I was starting to think we'd reached the point in the semester when there were few reference questions because everyone's gearing up for finals and actually writing the papers. And last week, that theory seemed to be holding true. To my relief, this week turned out differently.
On Tuesday, I Roamed around the library as I have been; I think I've pretty well fallen into a pattern of what areas I visit in what order. I start on the bottom floor which is actually below the 'main floor' and the front entrance. It was down here that I saw the sub-tabular snoozing student earlier in the semester, so I always keep an eye out for similar schenanigans on the bottom floor. Sadly, I've had no repeats yet.
There was a fellow sitting in the reading room who had a book with him that I recognized, so I stopped to talk. Every week I get to put books from the New Book shelves out on a simple display; just to get the book covers turned out where the students will see them. I also include some of the art books from our Oversize book collection, which normally sees little circulation. Anyway, the book I recognized was one I had put out for display the previous week. I decided that this was a good "in" for a conversation, and we got to talking for a while about the book, about his project and the libraries facilities.
I approached one group of students who were talking and writing animatedly, which seemed like a good bet they were all working on a project. It turned out they were all studying for the same test, in one of the big general survey courses. They had a big timeline which apparently had to be reproduced or properly labeled on the exam. We chatted a while about the class and the professor, whom the students regarded as tough but good. Even though I answered no reference questions, this stop and the one in the reading room were to me profitable interviews; making the case without saying so that librarians are approachable, available, and interested in the students' studies.

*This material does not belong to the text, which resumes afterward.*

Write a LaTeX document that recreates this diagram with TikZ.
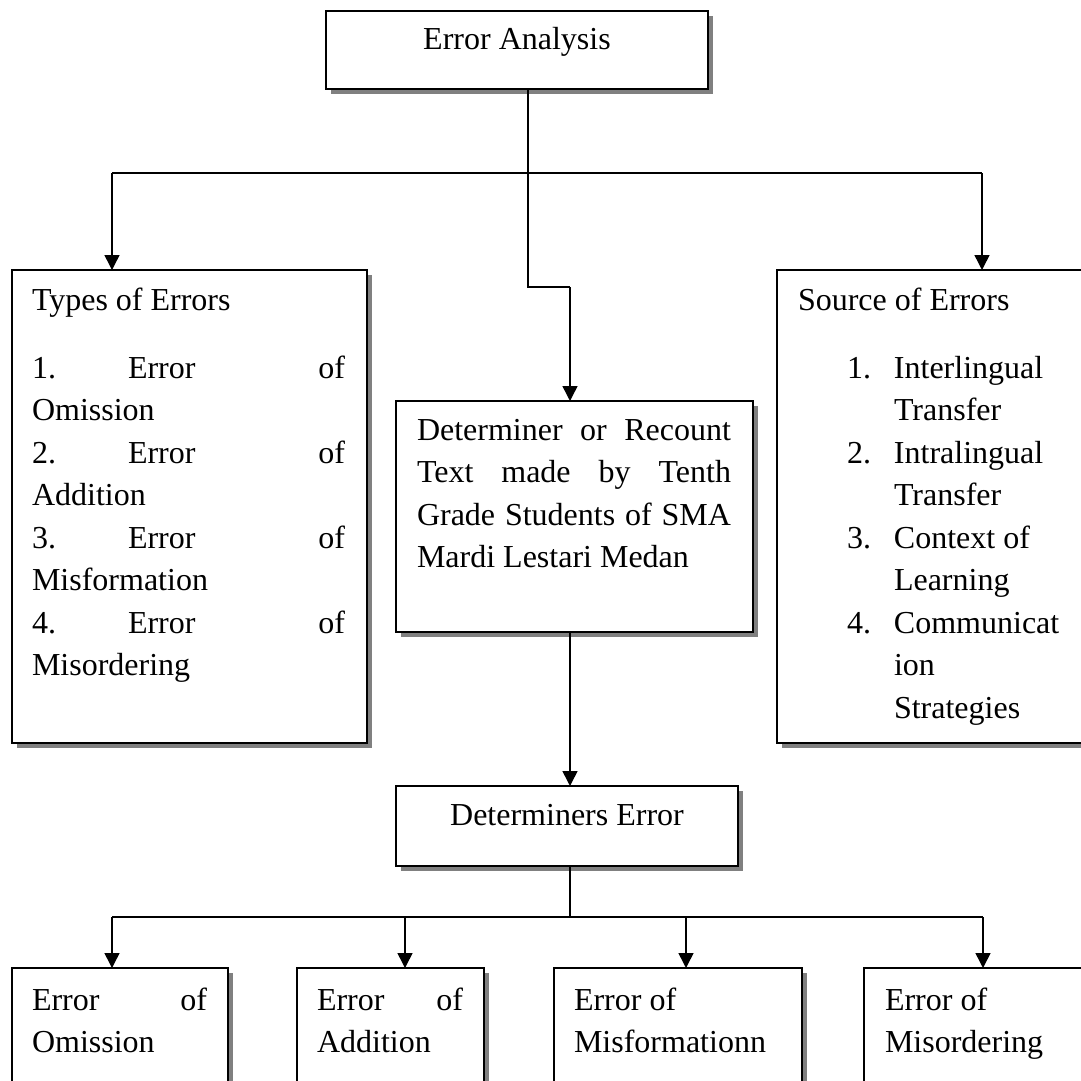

As I continued on my way, I noted with great amusement two or three other knots of students, holed up in the group study rooms, diagramming the same timeline on the writable walls. As I studied the diagram, one of the students looked up and saw me. I pointed to the diagram, gave a knowing smile, waved and wished her the best with the test. Her reaction said she appreciated the good wishes.
Earlier the week, I was on my way back to the main desk where we store the Roaming tablets, to put it away, when I saw a student was wrangling with one of the catalog computers. It had frozen up (again), so I offered to utilize the tablet to help her find the book she wanted. This turned into an hour long search of the catalog and several databases for information on technological advances in World War One. We camped out in Class U (Military Science) and collected a pile of books before I had to depart for a meeting. The meeting, predictably, was less fun than sitting on the floor in the stacks poring over books.
I mention this because today as I was getting the tablet ready to go Roaming, one of our student workers told me very excitedly that this student I had helped lived on her floor; and I had made such an impression with my assistance that I was now her 'favorite librarian'.
Ladies and Gentlemen, it just doesn't get better than that.